Nan Zhao1, Lejia Wang1, Ian Edwin Cock1,2,*
1School of Environment and Science, Nathan Campus, Griffith University, Brisbane, AUSTRALIA.
2Centre for Planetary Health and Food Security, Nathan Campus, Griffith University, Brisbane, AUSTRALIA.
Introduction: An increase in antibiotic resistance and a corresponding decrease in antimicrobial discovery have directed researchers towards alternative therapies, including plant based medicines. However, synergistic combinations of plant extracts with conventional antibiotics may be a far more effective approach in overcoming resistance and potentiating the activity of antibiotics that are otherwise ineffective against resistant bacterial strains. Methods: The antibacterial activity of Arctium lappa L. root extracts was investigated by disc diffusion and quantified by liquid dilution and solid phase MIC assays. The extracts were also combined with a range of conventional antibiotics and tested against various microbial triggers of autoimmune diseases. The ΣFIC values obtained from these assays were used to determine the class of combinational effects. Toxicity was evaluated by Artemia nauplii mortality and HDF cytotoxicity assays. Results: Methanolic and ethyl acetate A. lappa root extracts showed good inhibitory activity against several microbial triggers of autoimmune inflammatory diseases, including P. mirabilis, P. vulgaris and A. baylyi. The aqueous extract was also a noteworthy inhibitor of A. baylyi growth. Of further interest, some combinations of the A. lappa root extracts and conventional antibiotics potentiated bacterial growth inhibition compared to the individual components alone.
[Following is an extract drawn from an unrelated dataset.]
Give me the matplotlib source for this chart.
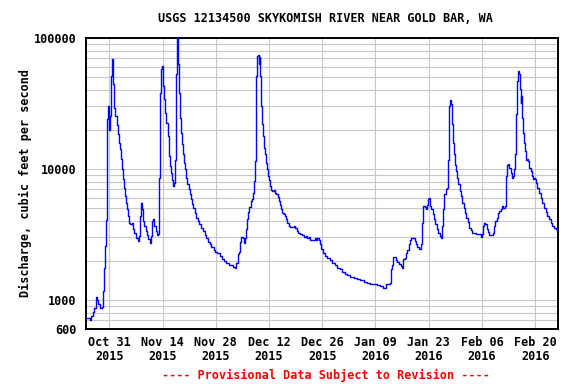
import datetime as dt
import numpy as np
import matplotlib
matplotlib.use("Agg")
import matplotlib.pyplot as plt
import matplotlib.dates as mdates
from matplotlib.ticker import LogLocator, FixedLocator, NullFormatter

# data: days since 2015-10-25 00:00 and discharge (cfs)
start = dt.datetime(2015, 10, 25)
days = [0.0, 0.8, 1.2, 1.7, 2.1, 2.4, 2.55, 2.8, 3.15, 3.6, 4.1, 4.4, 4.7, 4.9, 5.07, 5.33,
        5.52, 5.78, 5.96, 6.22, 6.38, 6.65, 6.91, 7.09, 7.36, 7.62, 7.96, 8.22, 8.49, 8.75,
        9.01, 9.27, 9.54, 9.8, 10.06, 10.32, 10.59, 10.85, 11.22, 11.56, 11.9, 12.27, 12.61,
        13.06, 13.48, 13.74, 14.0, 14.26, 14.63, 14.9, 15.24, 15.58, 15.95, 16.29, 16.63,
        17.08, 17.34, 17.6, 17.86, 18.21, 18.57, 18.91, 19.1, 19.36, 19.62, 19.78, 20.04,
        20.31, 20.67, 21.02, 21.36, 21.73, 22.07, 22.33, 22.59, 22.86, 23.12, 23.3, 23.46,
        23.72, 23.91, 24.09, 24.35, 24.62, 24.88, 25.14, 25.4, 25.74, 26.01, 26.27, 26.53,
        26.87, 27.14, 27.4, 27.77, 28.11, 28.45, 28.82, 29.24, 29.69, 30.13, 30.55, 31.08,
        31.52, 31.97, 32.39, 32.84, 33.44, 33.89, 34.34, 35.02, 35.65, 36.25, 36.78, 37.38,
        38.01, 38.54, 38.96, 39.41, 39.75, 40.02, 40.27, 40.64, 41.17, 41.43, 41.77, 42.03,
        42.3, 42.56, 42.82, 43.16, 43.53, 43.79, 44.06, 44.32, 44.48, 44.66, 44.84, 45.11,
        45.37, 45.53, 45.71, 45.9, 46.16, 46.42, 46.68, 46.95, 47.21, 47.47, 47.73, 48.0,
        48.26, 48.52, 48.86, 49.2, 49.57, 49.91, 50.26, 50.52, 50.78, 51.15, 51.49, 51.94,
        52.28, 52.54, 52.8, 53.15, 53.59, 54.12, 54.56, 54.9, 55.35, 55.69, 56.22, 56.74,
        57.19, 57.61, 58.06, 58.5, 58.85, 59.55, 60.08, 60.24, 60.68, 61.13, 61.39, 61.73,
        62.18, 62.6, 63.31, 63.91, 64.62, 65.33, 65.94, 66.54, 67.25, 67.86, 68.56, 69.43,
        70.33, 71.19, 72.06, 72.95, 73.82, 74.69, 75.58, 76.45, 77.31, 77.94, 78.47, 78.81,
        79.34, 79.78, 80.04, 80.39, 80.73, 81.1, 81.44, 81.78, 82.23, 82.67, 83.09, 83.36,
        83.72, 84.06, 84.41, 84.77, 85.11, 85.46, 85.98, 86.35, 86.69, 87.03, 87.4, 87.82,
        88.08, 88.35, 88.61, 88.98, 89.32, 89.58, 89.84, 90.11, 90.37, 90.71, 91.08, 91.42,
        91.76, 92.13, 92.47, 92.92, 93.34, 93.6, 93.86, 94.13, 94.49, 94.76, 95.02, 95.18,
        95.44, 95.63, 95.89, 96.07, 96.33, 96.6, 96.86, 97.12, 97.46, 97.8, 98.17, 98.51,
        98.86, 99.22, 99.56, 99.91, 100.28, 100.7, 101.07, 101.49, 101.93, 102.38, 102.8,
        103.24, 103.69, 103.95, 104.21, 104.56, 104.9, 105.27, 105.61, 105.95, 106.48,
        106.85, 107.19, 107.53, 107.9, 108.24, 108.58, 108.95, 109.29, 109.63, 110.0,
        110.26, 110.42, 110.68, 110.94, 111.21, 111.57, 111.91, 112.26, 112.52, 112.78,
        113.05, 113.31, 113.49, 113.75, 113.94, 114.2, 114.36, 114.62, 114.89, 115.15,
        115.41, 115.67, 115.94, 116.2, 116.46, 116.83, 117.09, 117.43, 117.69, 117.96,
        118.22, 118.56, 119.0, 119.45, 119.87, 120.32, 120.76, 121.19, 121.63, 122.08,
        122.5, 122.94, 123.39, 123.81]
flow = [730, 703, 750, 810, 870, 1010, 1060, 1000, 930, 870, 885, 1170, 1760, 2580, 4060, 5280,
        23900, 30200, 20000, 25300, 51200, 69300, 68000, 44300, 29300, 25400, 21500, 18400,
        15900, 14100, 12000, 9930, 8330, 7190, 6210, 5520, 4920, 4370, 3890, 3780, 3890, 3500,
        3260, 2990, 2820, 3080, 4370, 5520, 4920, 4000, 3660, 3360, 3110, 2930, 2730, 3080,
        4000, 4120, 3660, 3360, 3110, 3170, 8570, 38200, 57500, 61000, 43000, 34000, 26900,
        22300, 17800, 12600, 10500, 9360, 8230, 7410, 7850, 11800, 52700, 94600, 99500, 62800,
        38200, 24600, 18900, 15400, 12900, 11200, 9930, 8570, 7630, 6990, 6400, 5860, 5370,
        5000, 4630, 4240, 4000, 3780, 3560, 3360, 3130, 2950, 2780, 2660, 2550, 2400, 2320,
        2270, 2160, 2060, 1980, 1900, 1840, 1840, 1790, 1760, 1920, 2230, 2320, 2770, 3010,
        2990, 2730, 2990, 3500, 4170, 4690, 5150, 5690, 5920, 6580, 8090, 11500, 23900, 51200,
        72800, 73900, 62800, 71100, 51200, 30200, 21900, 17800, 14500, 12900, 11200, 9930,
        8830, 8230, 7410, 6920, 6800, 6870, 6580, 6400, 6140, 5690, 5280, 4920, 4630, 4560,
        4370, 4120, 3890, 3660, 3620, 3600, 3700, 3560, 3360, 3220, 3170, 3110, 3020, 3080,
        2990, 3040, 2870, 2870, 2990, 2870, 2990, 2890, 2660, 2430, 2270, 2160, 2100, 2020,
        1920, 1840, 1760, 1710, 1640, 1590, 1540, 1500, 1470, 1450, 1410, 1380, 1350, 1330,
        1320, 1300, 1280, 1240, 1240, 1320, 1320, 1350, 1710, 1840, 2140, 2140, 2030, 1940,
        1870, 1810, 1760, 2060, 2100, 2290, 2400, 2660, 2870, 2990, 2950, 2820, 2660, 2550,
        2470, 2430, 2660, 3890, 5210, 5150, 4920, 5280, 5920, 6010, 5210, 4920, 4510, 4120,
        3780, 3500, 3260, 3080, 2990, 3660, 4920, 6400, 6990, 7190, 7760, 11800, 30200, 33600,
        31200, 21900, 15900, 12900, 10800, 9590, 8570, 7630, 6800, 6210, 5520, 5060, 4630,
        4240, 3940, 3560, 3400, 3220, 3260, 3200, 3170, 3170, 3020, 3170, 3660, 3890, 3780,
        3500, 3290, 3130, 3110, 3260, 3660, 4000, 4240, 4630, 4800, 4950, 5210, 5060, 5210,
        6280, 8830, 10800, 11000, 10200, 9360, 8570, 8830, 9930, 12900, 26100, 46900, 55800,
        52700, 40500, 32000, 36000, 24600, 18900, 15900, 13700, 11800, 12000, 11500, 10200,
        9590, 8830, 8340, 8570, 8400, 7850, 7190, 6580, 6010, 5520, 5060, 4690, 4370, 4120,
        3890, 3700, 3560, 3460, 3360]

tick_dates = [start + dt.timedelta(days=6 + 14 * k) for k in range(9)]
y_ticks = [600, 1000, 10000, 100000]
y_labels = ["600", "1000", "10000", "100000"]

times = [start + dt.timedelta(days=d) for d in days]
font = {"family": "DejaVu Sans Mono", "weight": "bold", "size": 8.5}

fig = plt.figure(figsize=(5.76, 3.84), dpi=100)
ax = fig.add_axes([86 / 576, 1 - 329 / 384, 472 / 576, 291 / 384])

ax.plot(times, flow, color="#0000ff", lw=1.0, drawstyle="steps-post", zorder=3)

ax.set_yscale("log")
ax.set_ylim(600, 100000)
ax.set_xlim(start - dt.timedelta(hours=3), start + dt.timedelta(days=124))

ax.yaxis.set_major_locator(FixedLocator(y_ticks))
ax.set_yticklabels(y_labels, fontdict=font)
ax.yaxis.set_minor_locator(LogLocator(base=10, subs=np.arange(1, 10)))
ax.yaxis.set_minor_formatter(NullFormatter())

ax.xaxis.set_major_locator(FixedLocator(mdates.date2num(tick_dates)))
ax.set_xticklabels([d.strftime("%b %d\n%Y") for d in tick_dates], fontdict=font,
                   linespacing=1.15)

ax.grid(True, which="both", color="#c8c8c8", lw=0.8, zorder=0)
ax.tick_params(which="both", length=0)
ax.tick_params(axis="x", pad=5)
ax.tick_params(axis="y", pad=7)
for s in ax.spines.values():
    s.set_linewidth(1.4)
    s.set_color("black")

fig.text(0.565, 1 - 18 / 384, "USGS 12134500 SKYKOMISH RIVER NEAR GOLD BAR, WA",
         ha="center", va="center", **font)
fig.text(25 / 576, 1 - 183 / 384, "Discharge, cubic feet per second",
         rotation=90, ha="center", va="center", **font)
fig.text(0.566, 1 - 375 / 384, "---- Provisional Data Subject to Revision ----",
         ha="center", va="center", color="#ff0000", **font)

fig.savefig("out.png", dpi=100)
One synergistic and six additive interactions were noted. Notably, no antagonistic interactions were evident, indicating that all combinations could be used without decreasing the antibacterial activity of the components. All extracts were nontoxic in the ALA and HDF assays. Conclusion: Arctium lappa L. root extracts have potential as inhibitors of bacterial triggers of selected autoimmune inflammatory diseases. Furthermore, extract components may also potentiate the activity of three antibiotics that are relatively ineffective alone. Isolation and identification of these compounds may be beneficial in drug design against several bacteria, including the microbial triggers of rheumatoid arthritis and multiple sclerosis. Key words: Synergy, Conventional antimicrobials, Interaction, Medicinal plants, Rheumatoid arthritis, Ankylosing spondylitis, Multiple sclerosis, Drug combinations.